I didn’t get a chance to see The Great Gatsby when it hit theaters this past spring. I was anxious to see it. I really love Baz Luhrman’s work. It’s over the top and visually stimulating, and always good about pin-pointing a period of time with a subtle weave of modern day accessibility via score and soundtrack. Also, I am a huge F. Scott Fitzgerald fan. A few of the story nuances may have gotten tangled in that cobweb filled, lit-obsessed mind of mine, but the story is synonymous with everything I love about his work: the decadence, idealism, and excess of the Jazz Age, coupled alongside impractical and incredibly tender and eloquent stories of youth and love that is often suffocated and tainted by the greed filled society that surrounds them. (Phew, wish I could have summed up my words like THAT in college).
I will admit, I wasn’t a fan of the 1974 film starring Robert Redford. The man is gorgeous, of course. I mean, stunning in the way J. Gatsby should be.
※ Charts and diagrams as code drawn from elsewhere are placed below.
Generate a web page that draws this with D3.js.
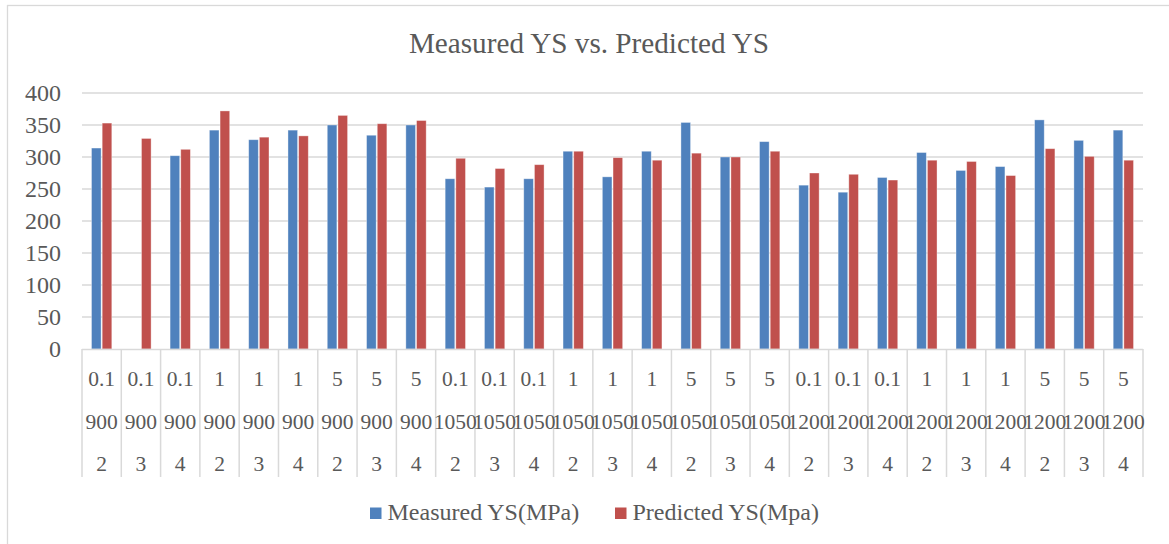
<!DOCTYPE html>
<html>
<head>
<meta charset="utf-8">
<script src="https://cdn.jsdelivr.net/npm/d3@7"></script>
<style>
  html, body { margin: 0; padding: 0; background: #fff; }
  svg { display: block; }
  svg text { font-family: "Liberation Serif", Tinos, "Times New Roman", "DejaVu Serif", serif; }
</style>
</head>
<body>
<svg id="chart" width="1169" height="544"></svg>
<script>
// Category levels (top row to bottom row under the axis)
const strainRate = ["0.1","0.1","0.1","1","1","1","5","5","5",
                    "0.1","0.1","0.1","1","1","1","5","5","5",
                    "0.1","0.1","0.1","1","1","1","5","5","5"];
const temperature = ["900","900","900","900","900","900","900","900","900",
                     "1050","1050","1050","1050","1050","1050","1050","1050","1050",
                     "1200","1200","1200","1200","1200","1200","1200","1200","1200"];
const level3 = ["2","3","4","2","3","4","2","3","4",
                "2","3","4","2","3","4","2","3","4",
                "2","3","4","2","3","4","2","3","4"];

// Yield strength values (MPa)
const measuredYS = [314, null, 302, 342, 327, 342, 350, 334, 350,
                    266, 253, 266, 309, 269, 309, 354, 300, 324,
                    256, 245, 268, 307, 279, 285, 358, 326, 342];
const predictedYS = [353, 329, 312, 372, 331, 333, 365, 352, 357,
                     298, 282, 288, 309, 299, 295, 306, 300, 309,
                     275, 273, 264, 295, 293, 271, 313, 301, 295];

const seriesNames = ["Measured YS(MPa)", "Predicted YS(Mpa)"];
const seriesColors = ["#4f81bd", "#c0504d"];
const yTicks = [0, 50, 100, 150, 200, 250, 300, 350, 400];

const svg = d3.select("#chart");
const textColor = "#595959";
const gridColor = "#d9d9d9";

// Chart frame
svg.append("rect")
  .attr("x", 7.5).attr("y", 5.5)
  .attr("width", 1200).attr("height", 600)
  .attr("fill", "none").attr("stroke", gridColor).attr("stroke-width", 1.3);

// Title
svg.append("text")
  .attr("x", 589).attr("y", 53)
  .attr("text-anchor", "middle")
  .attr("font-size", 29.2)
  .attr("fill", textColor)
  .text("Measured YS vs. Predicted YS");

const plotLeft = 82, plotRight = 1143, plotTop = 93, plotBottom = 349;

const idx = d3.range(strainRate.length);
const x = d3.scaleBand().domain(idx).range([plotLeft, plotRight]).paddingInner(0.483).paddingOuter(0.2415);
const xs = d3.scaleBand().domain([0, 1]).range([0, x.bandwidth()]).paddingInner(0.1);
const y = d3.scaleLinear().domain([0, 400]).range([plotBottom, plotTop]);
const step = x.step();

// Gridlines
svg.append("g").selectAll("line").data(yTicks.filter(t => t > 0)).join("line")
  .attr("x1", plotLeft).attr("x2", plotRight)
  .attr("y1", d => y(d)).attr("y2", d => y(d))
  .attr("stroke", gridColor).attr("stroke-width", 1.3);

// Y axis labels
const yAxis = svg.append("g")
  .attr("transform", `translate(${plotLeft},0)`)
  .call(d3.axisLeft(y).tickValues(yTicks).tickSize(0).tickPadding(21));
yAxis.attr("font-family", null);
yAxis.select(".domain").remove();
yAxis.selectAll("text")
  .attr("font-size", 24)
  .attr("fill", textColor);

// Bars
const series = [measuredYS, predictedYS];
series.forEach((vals, s) => {
  svg.append("g").selectAll("rect")
    .data(idx.filter(i => vals[i] != null))
    .join("rect")
    .attr("x", i => x(i) + xs(s))
    .attr("width", xs.bandwidth())
    .attr("y", i => y(vals[i]))
    .attr("height", i => y(0) - y(vals[i]))
    .attr("fill", seriesColors[s])
    .attr("stroke", "rgba(255,255,255,0.45)")
    .attr("stroke-width", 0.8);
});

// Category axis line and separators
svg.append("line")
  .attr("x1", plotLeft).attr("x2", plotRight)
  .attr("y1", plotBottom + 0.5).attr("y2", plotBottom + 0.5)
  .attr("stroke", gridColor).attr("stroke-width", 1.5);

const sepPositions = d3.range(idx.length + 1).map(i => plotLeft + i * step);
svg.append("g").selectAll("line").data(sepPositions).join("line")
  .attr("x1", d => d).attr("x2", d => d)
  .attr("y1", plotBottom).attr("y2", 477)
  .attr("stroke", gridColor).attr("stroke-width", 1.5);

// Multi-level category labels
const rows = [
  { labels: strainRate, yPos: 386 },
  { labels: temperature, yPos: 428.5 },
  { labels: level3, yPos: 470.5 }
];
rows.forEach(r => {
  svg.append("g").selectAll("text").data(idx).join("text")
    .attr("x", i => x(i) + x.bandwidth() / 2)
    .attr("y", r.yPos)
    .attr("text-anchor", "middle")
    .attr("font-size", 21.5)
    .attr("fill", textColor)
    .text(i => r.labels[i]);
});

// Legend
const legendItems = [
  { name: seriesNames[0], color: seriesColors[0], x: 370 },
  { name: seriesNames[1], color: seriesColors[1], x: 615 }
];
const lg = svg.append("g");
legendItems.forEach(item => {
  lg.append("rect")
    .attr("x", item.x).attr("y", 507.5)
    .attr("width", 11.5).attr("height", 11.5)
    .attr("fill", item.color);
  lg.append("text")
    .attr("x", item.x + 17.5).attr("y", 519.5)
    .attr("font-size", 24)
    .attr("fill", textColor)
    .text(item.name);
});
</script>
</body>
</html>
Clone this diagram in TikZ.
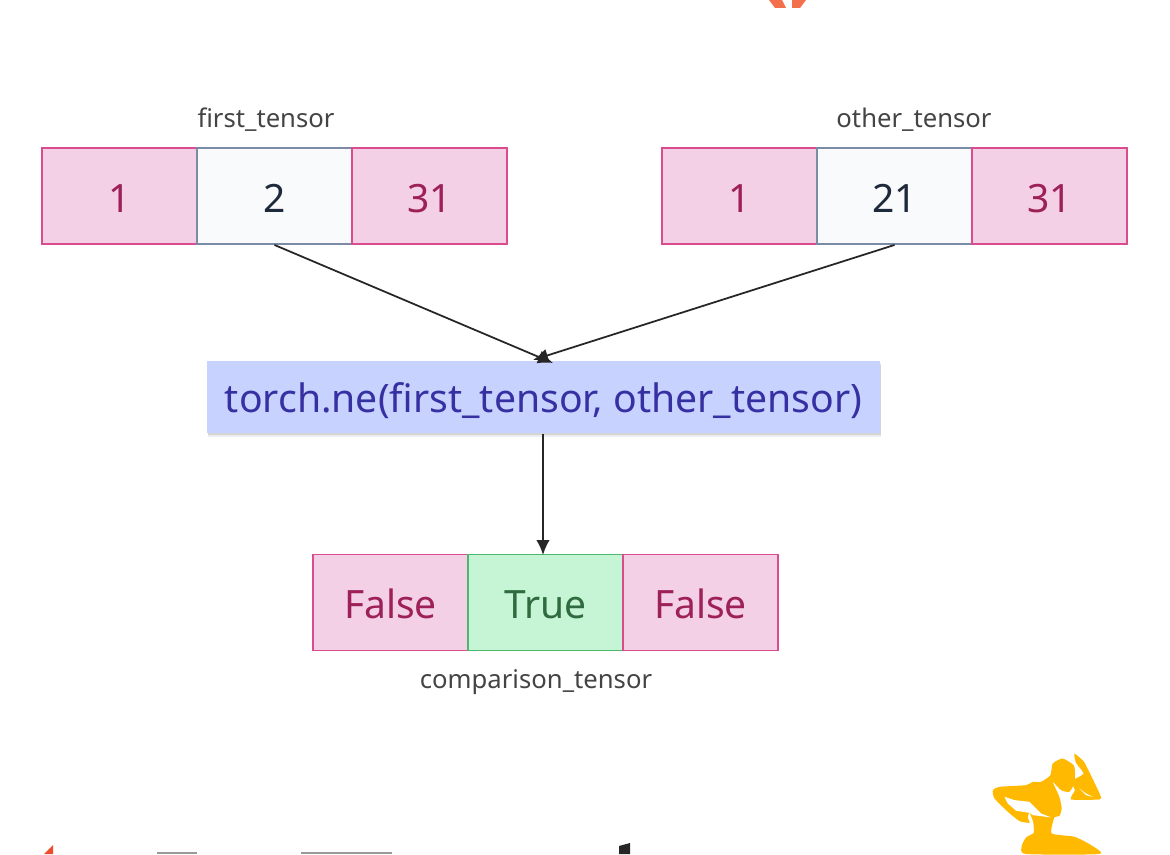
\documentclass[tikz,border=0pt]{standalone}
\usepackage{fontspec}
\setmainfont{Noto Sans}
\usetikzlibrary{arrows.meta,shadows}
\definecolor{pinkfill}{HTML}{F4D0E7}
\definecolor{pinkline}{HTML}{DB4C8E}
\definecolor{pinktext}{HTML}{9D2058}
\definecolor{grayfill}{HTML}{F8FAFC}
\definecolor{grayline}{HTML}{7A8BA5}
\definecolor{graytext}{HTML}{1E293B}
\definecolor{greenfill}{HTML}{C6F5D5}
\definecolor{greenline}{HTML}{4CB86C}
\definecolor{greentext}{HTML}{2F6B3F}
\definecolor{bluefill}{HTML}{C7D2FE}
\definecolor{bluetext}{HTML}{3730A3}
\definecolor{lbl}{HTML}{444444}
\definecolor{logoorange}{HTML}{F4704D}
\definecolor{logored}{HTML}{EE4C2C}
\definecolor{logoyellow}{HTML}{FFB900}
\tikzset{
  cell/.style={draw,line width=0.55pt,minimum width=1.55cm,minimum height=0.96cm,inner sep=0pt,text height=0.36cm,text depth=0.04cm,font=\fontsize{11.1}{13}\selectfont},
  pinkcell/.style={cell,fill=pinkfill,draw=pinkline,text=pinktext},
  graycell/.style={cell,fill=grayfill,draw=grayline,text=graytext},
  greencell/.style={cell,fill=greenfill,draw=greenline,text=greentext},
  lblnode/.style={text=lbl,inner sep=0pt,font=\fontsize{7.3}{9}\selectfont},
  funcbox/.style={fill=bluefill,text=bluetext,minimum width=6.73cm,minimum height=0.72cm,inner sep=0pt,text height=0.39cm,text depth=0.09cm,font=\fontsize{11.15}{13}\selectfont,
    general shadow={shadow xshift=0.2pt,shadow yshift=-1.2pt,fill=black,opacity=0.07},
    general shadow={shadow xshift=0.2pt,shadow yshift=-0.6pt,fill=black,opacity=0.1}},
  arr/.style={line width=0.5pt,black!85,-{Latex[length=1.5mm,width=1.35mm]}}
}
\begin{document}
\begin{tikzpicture}
\useasboundingbox (0,0) rectangle (11.7,8.54);
% labels
\node[lblnode] (firstlbl) at (2.66,7.34) {first\_tensor};
\node[lblnode] (otherlbl) at (9.14,7.34) {other\_tensor};
\node[lblnode] (complbl) at (5.36,1.72) {comparison\_tensor};
% first tensor
\node[pinkcell] (f0) at (1.195,6.58) {1};
\node[graycell] (f1) at (2.745,6.58) {2};
\node[pinkcell] (f2) at (4.295,6.58) {31};
% other tensor
\node[pinkcell] (o0) at (7.395,6.58) {1};
\node[graycell] (o1) at (8.945,6.58) {21};
\node[pinkcell] (o2) at (10.495,6.58) {31};
% function
\node[funcbox] (func) at (5.435,4.57) {torch.ne(first\_tensor, other\_tensor)};
% result
\node[pinkcell] (r0) at (3.905,2.515) {False};
\node[greencell] (r1) at (5.455,2.515) {True};
\node[pinkcell] (r2) at (7.005,2.515) {False};
% arrows
\coordinate (fin) at (5.53,4.91);
\coordinate (oin) at (5.33,4.94);
\coordinate (rin) at (5.43,2.99);
\draw[arr] (f1.south) -- (fin);
\draw[arr] (o1.south) -- (oin);
\draw[arr] (func.south -| rin) -- (rin);
% logo scraps
\fill[logoorange] (7.69,8.54) -- (7.82,8.54) -- (7.86,8.46) -- (7.75,8.46) -- cycle;
\fill[logoorange] (8.06,8.54) -- (7.92,8.54) -- (7.92,8.46) -- (8.00,8.46) -- cycle;
\fill[logored] (0.44,0) -- (0.53,0.09) -- (0.53,0) -- cycle;
\fill[black!40] (1.57,0) rectangle (1.97,0.02);
\fill[black!40] (3.01,0) rectangle (3.92,0.02);
\fill[black!85] (6.19,0) -- (6.19,0.08) -- (6.30,0.11) -- (6.30,0) -- cycle;
% figure, scaled from the crop
\begin{scope}[x=0.00333cm,y=-0.00333cm,shift={(2880,-342)}]
\fill[logoyellow] plot[smooth cycle,tension=0.35] coordinates {
 (205,342) (192,318) (205,292) (228,278) (226,245) (215,218) (210,232) (215,248)
 (185,243) (150,215) (110,175) (105,150) (125,140) (205,135) (225,125) (250,125)
 (278,105) (285,70) (315,55) (348,75) (352,100) (350,130) (335,155) (310,150)
 (285,125) (305,170) (312,205) (305,228) (290,232) (282,280) (350,290) (400,315) (425,342)
};
\fill[logoyellow] plot[smooth cycle,tension=0.3] coordinates {
 (340,178) (425,178) (428,165) (385,75) (375,60) (350,40) (355,68) (378,100)
 (350,118) (345,135) (352,150)
};
\fill[white] (140,170) -- (170,180) -- (215,185) -- (250,220) -- (280,232) -- (225,225) -- (215,218) -- (175,212) -- (150,190) -- cycle;
\fill[white] (365,145) -- (385,165) -- (405,170) -- (385,160) -- cycle;
\end{scope}
\end{tikzpicture}
\end{document}
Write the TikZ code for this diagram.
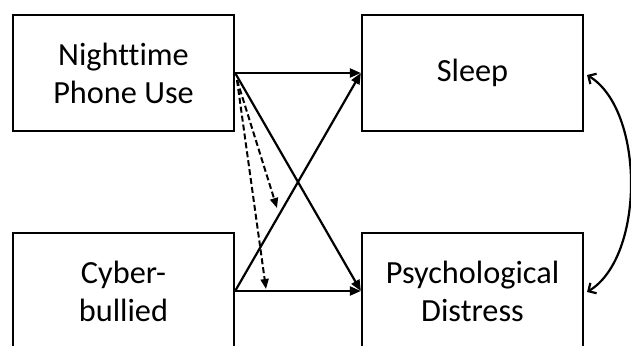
\documentclass[tikz,border=0pt]{standalone}
\usepackage{fontspec}
\setmainfont{Carlito}[Ligatures=NoCommon]
\usetikzlibrary{arrows.meta}
\begin{document}
\begin{tikzpicture}[x=1pt,y=-1pt,
  box/.style={draw=black,line width=2.3pt,minimum width=221pt,minimum height=116pt,inner sep=0pt,align=center,
    font=\fontsize{32.3}{38}\selectfont},
  solidarr/.style={line width=2.2pt,-{Triangle[length=11pt,width=9pt]}},
  dasharr/.style={line width=2pt,dash pattern=on 6pt off 3pt,-{Triangle[length=10pt,width=8pt]}},
  corr/.style={line width=2.2pt,{Straight Barb[length=6pt,width=12pt]}-{Straight Barb[length=6pt,width=12pt]}}]
\useasboundingbox (0,0) rectangle (631,345);
\clip (0,0) rectangle (631,345);
\fill[white] (0,0) rectangle (631,345);
\node[box] (night) at (123.5,73) {Nighttime\\Phone Use};
\node[box] (sleep) at (472.5,73) {Sleep};
\node[box] (cyber) at (123.5,291) {Cyber-\\bullied};
\node[box] (psych) at (472.5,291) {Psychological\\Distress};
\draw[solidarr] (night.east) -- (sleep.west);
\draw[solidarr] (night.east) -- (psych.west);
\draw[solidarr] (cyber.east) -- (sleep.west);
\draw[solidarr] (cyber.east) -- (psych.west);
\coordinate (d0) at (237,80);
\coordinate (m1) at (277,208);
\coordinate (m2) at (266,289);
\draw[dasharr] (d0) -- (m1);
\draw[dasharr] (d0) -- (m2);
\coordinate (c1) at (587,75);
\coordinate (c2) at (587,292);
\draw[corr] (c1) .. controls (645,110) and (645,257) .. (c2);
\end{tikzpicture}
\end{document}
But the film always failed to bring out the opulence of the Jazz Age, and Mia Farrow’s Daisy Buchanan always appeared dingy and flighty, not self centered or narcissistic in the way those of us who have a love/hate relationship with Fitzgerald’s Daisy imagine her to be. Check out the original trailer below, you will see what I mean.
Stark contrast to the high energy, totally stunning, reel you in trailer from Luhrman:
Farrow’s Daisy also wasn’t nearly as stunning as Carey Mulligan’s Daisy. I know movies have changed a lot in the past 35 years, so maybe some of the look in feel of the film and its characters were transformed in a way now, that they couldn’t be, then. But Farrow’s Daisy was always off and that ruins a movie for me…when you can’t love/hate the character the same way on the screen as you do in the book because of bad casting. (You hear me Kristen Stewart??)
People can say what they want about Leo DiCaprio, but I happen to like the actor. I think he has gotten unfairly overlooked by the Academy over the years. Some of his films have been incredible – Blood Diamond and Inception to name a few. But I feel like no one has ever really given him a fair chance since Titanic. To this I have to say come on! You gave Kate Winslet a chance to move past the film, people really should let Leo move on, too. And he didn’t look too bad. His “old sport” was a bit irritating, but they were in the book as well. There is actually a point in the movie where I am so in love with the both of them (Caprio’s Gatsy and Mulligan’s Daisy), they look that good together, that I almost forget Daisy is a self obsessed snob and he, nothing but a bootlegger.
Luhrman was careful not to forget to focus on the exquisite writing of Fitzgerald using key moments in the film to underscore the brilliance of his work by bringing the words to life on screen, including my favorite line from the book, uttered by Nick Carraway: “I was both within and without.” Poetic. Every time I read the story it gets me. Every. Single. Time.
Last but not least, I want to say a hearty well done to Jay Z for his work on the soundtrack – an effort he brought to life through collaborations with many amazing, talented artists that I happen to love including Lana Del Ray, Florence + the Machine, The xx, and Nero, to name a few. Who cares what this rambling review from the Village Voice says. It’s fabulous and I am only sorry it took me four months to discover it. I love it that much. Don’t trust me? Check out the following tracks: Lana Del Ray’s “Young and Beautiful,” Florence + the Machine’s “Over the Love,” The xx’s “Together,” Gotye’s “Hearts A Mess,” and Nero’s “Into the Past.” Of course Jack White’s cover of U2’s “Love is Blindness” — as heard in the soundtrack — is incredible. But I would have loved to have heard the two collaborate on that.
I’m not a huge Tobey Macguire fan, but he plays a pretty good clueless Nick Carraway and Isla Fisher has little screen time as Myrtle. Joel Edgerton is a solid Tom Buchanan. I really liked him in The Odd Life of Timothy Green . He’s an actor I am going to pay a bit more attention to in the future.
All in all a film I really, really, really enjoyed and the beautiful architecture of the Jazz Age captured brilliantly in the films many, many, many marketing pieces such as the cast photo below.
“The Great Gatsby” is now out on PPV and DVD and Blu-Ray.